» Exercise details
Reproduce each line of the listing exactly.

================================

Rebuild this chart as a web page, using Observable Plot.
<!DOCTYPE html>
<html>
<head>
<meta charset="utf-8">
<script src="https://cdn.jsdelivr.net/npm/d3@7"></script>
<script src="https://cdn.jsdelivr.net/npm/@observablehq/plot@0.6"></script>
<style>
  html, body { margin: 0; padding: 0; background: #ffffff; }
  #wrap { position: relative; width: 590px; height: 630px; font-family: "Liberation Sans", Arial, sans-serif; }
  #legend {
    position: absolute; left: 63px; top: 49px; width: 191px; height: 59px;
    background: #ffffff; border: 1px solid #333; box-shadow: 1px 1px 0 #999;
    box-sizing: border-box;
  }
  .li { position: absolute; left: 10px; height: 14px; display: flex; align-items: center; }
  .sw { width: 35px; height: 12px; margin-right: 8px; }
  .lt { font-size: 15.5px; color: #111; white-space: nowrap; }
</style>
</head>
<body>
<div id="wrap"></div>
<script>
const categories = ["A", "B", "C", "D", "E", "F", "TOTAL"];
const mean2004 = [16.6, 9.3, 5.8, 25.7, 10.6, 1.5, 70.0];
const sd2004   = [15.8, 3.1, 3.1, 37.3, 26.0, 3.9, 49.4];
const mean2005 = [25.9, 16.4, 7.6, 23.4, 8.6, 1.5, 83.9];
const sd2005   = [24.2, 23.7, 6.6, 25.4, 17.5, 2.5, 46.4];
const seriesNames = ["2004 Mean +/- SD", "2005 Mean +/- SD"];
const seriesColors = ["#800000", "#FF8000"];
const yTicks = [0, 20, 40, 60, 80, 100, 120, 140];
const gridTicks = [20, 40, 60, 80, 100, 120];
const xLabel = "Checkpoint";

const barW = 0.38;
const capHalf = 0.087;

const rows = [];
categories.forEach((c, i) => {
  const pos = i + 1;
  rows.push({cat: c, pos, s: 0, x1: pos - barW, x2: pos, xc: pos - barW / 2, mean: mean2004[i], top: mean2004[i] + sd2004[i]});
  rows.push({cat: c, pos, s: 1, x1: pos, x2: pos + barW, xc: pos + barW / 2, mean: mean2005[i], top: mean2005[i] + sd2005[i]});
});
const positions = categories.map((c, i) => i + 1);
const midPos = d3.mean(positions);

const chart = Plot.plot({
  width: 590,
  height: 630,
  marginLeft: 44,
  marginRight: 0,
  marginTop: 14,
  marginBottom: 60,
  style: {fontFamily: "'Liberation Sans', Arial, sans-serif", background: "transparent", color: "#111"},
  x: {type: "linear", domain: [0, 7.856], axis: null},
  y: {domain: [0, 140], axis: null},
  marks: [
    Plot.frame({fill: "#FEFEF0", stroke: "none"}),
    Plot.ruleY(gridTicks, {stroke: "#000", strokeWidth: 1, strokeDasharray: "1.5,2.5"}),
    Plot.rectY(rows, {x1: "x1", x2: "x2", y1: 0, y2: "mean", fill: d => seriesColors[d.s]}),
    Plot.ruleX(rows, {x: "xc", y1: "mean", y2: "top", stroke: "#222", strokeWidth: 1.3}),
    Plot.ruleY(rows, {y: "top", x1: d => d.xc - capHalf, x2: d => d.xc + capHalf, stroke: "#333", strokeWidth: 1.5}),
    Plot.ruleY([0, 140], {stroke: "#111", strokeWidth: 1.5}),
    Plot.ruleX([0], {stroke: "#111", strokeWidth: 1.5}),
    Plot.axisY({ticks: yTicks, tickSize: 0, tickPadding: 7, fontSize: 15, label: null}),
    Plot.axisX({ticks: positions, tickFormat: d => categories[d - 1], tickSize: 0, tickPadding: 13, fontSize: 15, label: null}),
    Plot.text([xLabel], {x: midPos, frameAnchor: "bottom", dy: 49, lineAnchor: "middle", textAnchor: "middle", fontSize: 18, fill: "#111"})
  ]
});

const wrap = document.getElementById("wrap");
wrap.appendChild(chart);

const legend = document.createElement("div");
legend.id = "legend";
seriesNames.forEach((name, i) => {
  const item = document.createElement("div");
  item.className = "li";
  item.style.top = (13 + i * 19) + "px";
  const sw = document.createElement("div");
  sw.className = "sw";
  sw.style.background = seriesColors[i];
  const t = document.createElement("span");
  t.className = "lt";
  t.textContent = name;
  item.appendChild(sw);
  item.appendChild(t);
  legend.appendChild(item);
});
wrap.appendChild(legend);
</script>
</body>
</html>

================================

» Solution to the exercise
Rebuild this chart as a web page, using Observable Plot.
<!DOCTYPE html>
<html>
<head>
<meta charset="utf-8">
<script src="https://cdn.jsdelivr.net/npm/d3@7"></script>
<script src="https://cdn.jsdelivr.net/npm/@observablehq/plot@0.6"></script>
<style>
  html, body { margin: 0; padding: 0; background: #ffffff; }
  #wrap { position: relative; width: 590px; height: 630px; font-family: "Liberation Sans", Arial, sans-serif; }
  #legend {
    position: absolute; left: 63px; top: 49px; width: 191px; height: 59px;
    background: #ffffff; border: 1px solid #333; box-shadow: 1px 1px 0 #999;
    box-sizing: border-box;
  }
  .li { position: absolute; left: 10px; height: 14px; display: flex; align-items: center; }
  .sw { width: 35px; height: 12px; margin-right: 8px; }
  .lt { font-size: 15.5px; color: #111; white-space: nowrap; }
</style>
</head>
<body>
<div id="wrap"></div>
<script>
const categories = ["A", "B", "C", "D", "E", "F", "TOTAL"];
const mean2004 = [16.6, 9.3, 5.8, 25.7, 10.6, 1.5, 70.0];
const sd2004   = [15.8, 3.1, 3.1, 37.3, 26.0, 3.9, 49.4];
const mean2005 = [25.9, 16.4, 7.6, 23.4, 8.6, 1.5, 83.9];
const sd2005   = [24.2, 23.7, 6.6, 25.4, 17.5, 2.5, 46.4];
const seriesNames = ["2004 Mean +/- SD", "2005 Mean +/- SD"];
const seriesColors = ["#800000", "#FF8000"];
const yTicks = [0, 20, 40, 60, 80, 100, 120, 140];
const gridTicks = [20, 40, 60, 80, 100, 120];
const xLabel = "Checkpoint";

const barW = 0.38;
const capHalf = 0.087;

const rows = [];
categories.forEach((c, i) => {
  const pos = i + 1;
  rows.push({cat: c, pos, s: 0, x1: pos - barW, x2: pos, xc: pos - barW / 2, mean: mean2004[i], top: mean2004[i] + sd2004[i]});
  rows.push({cat: c, pos, s: 1, x1: pos, x2: pos + barW, xc: pos + barW / 2, mean: mean2005[i], top: mean2005[i] + sd2005[i]});
});
const positions = categories.map((c, i) => i + 1);
const midPos = d3.mean(positions);

const chart = Plot.plot({
  width: 590,
  height: 630,
  marginLeft: 44,
  marginRight: 0,
  marginTop: 14,
  marginBottom: 60,
  style: {fontFamily: "'Liberation Sans', Arial, sans-serif", background: "transparent", color: "#111"},
  x: {type: "linear", domain: [0, 7.856], axis: null},
  y: {domain: [0, 140], axis: null},
  marks: [
    Plot.frame({fill: "#FEFEF0", stroke: "none"}),
    Plot.ruleY(gridTicks, {stroke: "#000", strokeWidth: 1, strokeDasharray: "1.5,2.5"}),
    Plot.rectY(rows, {x1: "x1", x2: "x2", y1: 0, y2: "mean", fill: d => seriesColors[d.s]}),
    Plot.ruleX(rows, {x: "xc", y1: "mean", y2: "top", stroke: "#222", strokeWidth: 1.3}),
    Plot.ruleY(rows, {y: "top", x1: d => d.xc - capHalf, x2: d => d.xc + capHalf, stroke: "#333", strokeWidth: 1.5}),
    Plot.ruleY([0, 140], {stroke: "#111", strokeWidth: 1.5}),
    Plot.ruleX([0], {stroke: "#111", strokeWidth: 1.5}),
    Plot.axisY({ticks: yTicks, tickSize: 0, tickPadding: 7, fontSize: 15, label: null}),
    Plot.axisX({ticks: positions, tickFormat: d => categories[d - 1], tickSize: 0, tickPadding: 13, fontSize: 15, label: null}),
    Plot.text([xLabel], {x: midPos, frameAnchor: "bottom", dy: 49, lineAnchor: "middle", textAnchor: "middle", fontSize: 18, fill: "#111"})
  ]
});

const wrap = document.getElementById("wrap");
wrap.appendChild(chart);

const legend = document.createElement("div");
legend.id = "legend";
seriesNames.forEach((name, i) => {
  const item = document.createElement("div");
  item.className = "li";
  item.style.top = (13 + i * 19) + "px";
  const sw = document.createElement("div");
  sw.className = "sw";
  sw.style.background = seriesColors[i];
  const t = document.createElement("span");
  t.className = "lt";
  t.textContent = name;
  item.appendChild(sw);
  item.appendChild(t);
  legend.appendChild(item);
});
wrap.appendChild(legend);
</script>
</body>
</html>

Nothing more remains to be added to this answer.